ECLI:NL:CRVB:2023:423
Centrale Raad van Beroep
- Hoger beroep
- Rechtspraak.nl
Beoordeling van de geschiktheid van appellant voor arbeid na ziekmelding en beëindiging van ziekengeld
In deze zaak heeft de Centrale Raad van Beroep op 8 maart 2023 uitspraak gedaan in hoger beroep tegen een eerdere uitspraak van de rechtbank Den Haag. Appellant, die als elektromonteur werkzaam was, had zich op 11 september 2017 ziek gemeld en ontving ziekengeld op basis van de Ziektewet. Het Uitvoeringsinstituut werknemersverzekeringen (Uwv) heeft vastgesteld dat appellant per 16 december 2018 geen recht meer had op ziekengeld, omdat hij meer dan 65% van zijn loon kon verdienen. Appellant heeft geen bezwaar gemaakt tegen dit besluit. Later heeft hij zich opnieuw ziek gemeld en is er een verzekeringsgeneeskundig onderzoek uitgevoerd, waaruit bleek dat hij geschikt werd geacht voor bepaalde functies, maar niet voor zijn eigen werk als elektromonteur.
De rechtbank heeft het beroep van appellant tegen het besluit van het Uwv ongegrond verklaard, waarbij werd geoordeeld dat de medische rapporten zorgvuldig waren opgesteld. In hoger beroep heeft appellant betoogd dat de verzekeringsartsen onvoldoende rekening hebben gehouden met zijn psychische beperkingen. De Raad heeft daarop psychiater dr. E. van Duijn als deskundige benoemd, die concludeerde dat de beperkingen van appellant niet ernstiger waren dan eerder vastgesteld in de Functionele Mogelijkhedenlijst (FML) van 6 november 2018.

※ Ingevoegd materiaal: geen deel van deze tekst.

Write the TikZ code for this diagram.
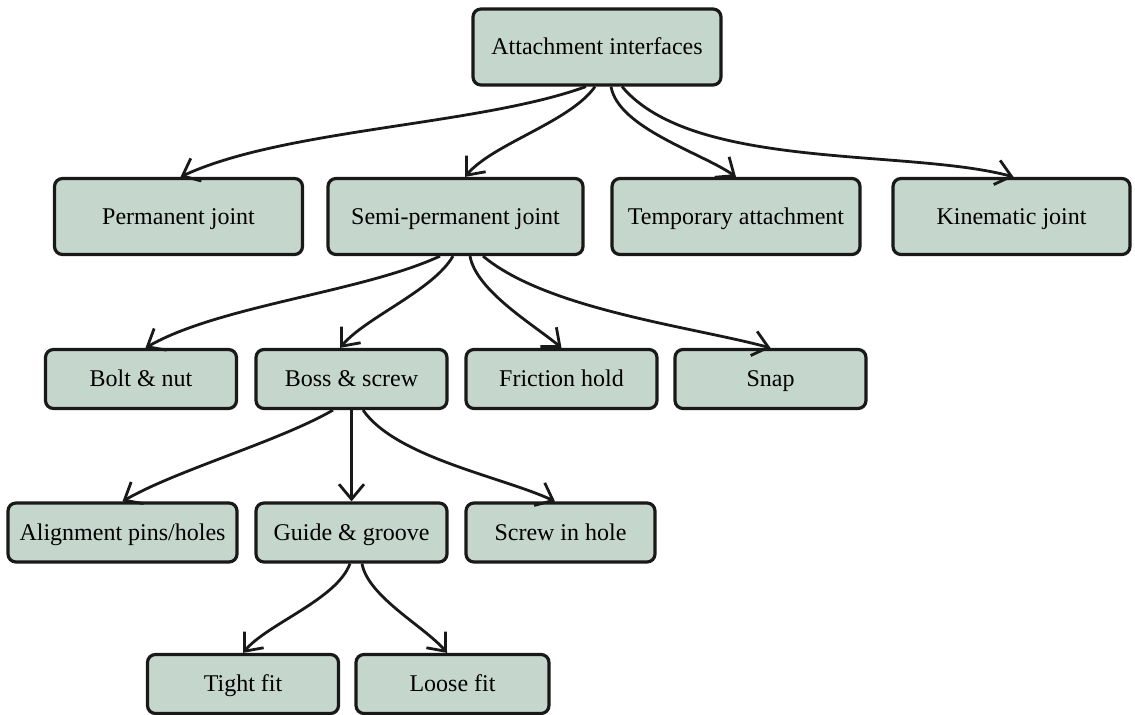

De Raad heeft de conclusies van de deskundige gevolgd en geoordeeld dat appellant op de datum in geding belastbaar was conform de beperkingen in de FML. De Raad heeft vastgesteld dat appellant geschikt is voor de in de FML genoemde functies en heeft het hoger beroep van appellant afgewezen. De uitspraak van de rechtbank is bevestigd, en er is geen aanleiding voor een veroordeling in de proceskosten.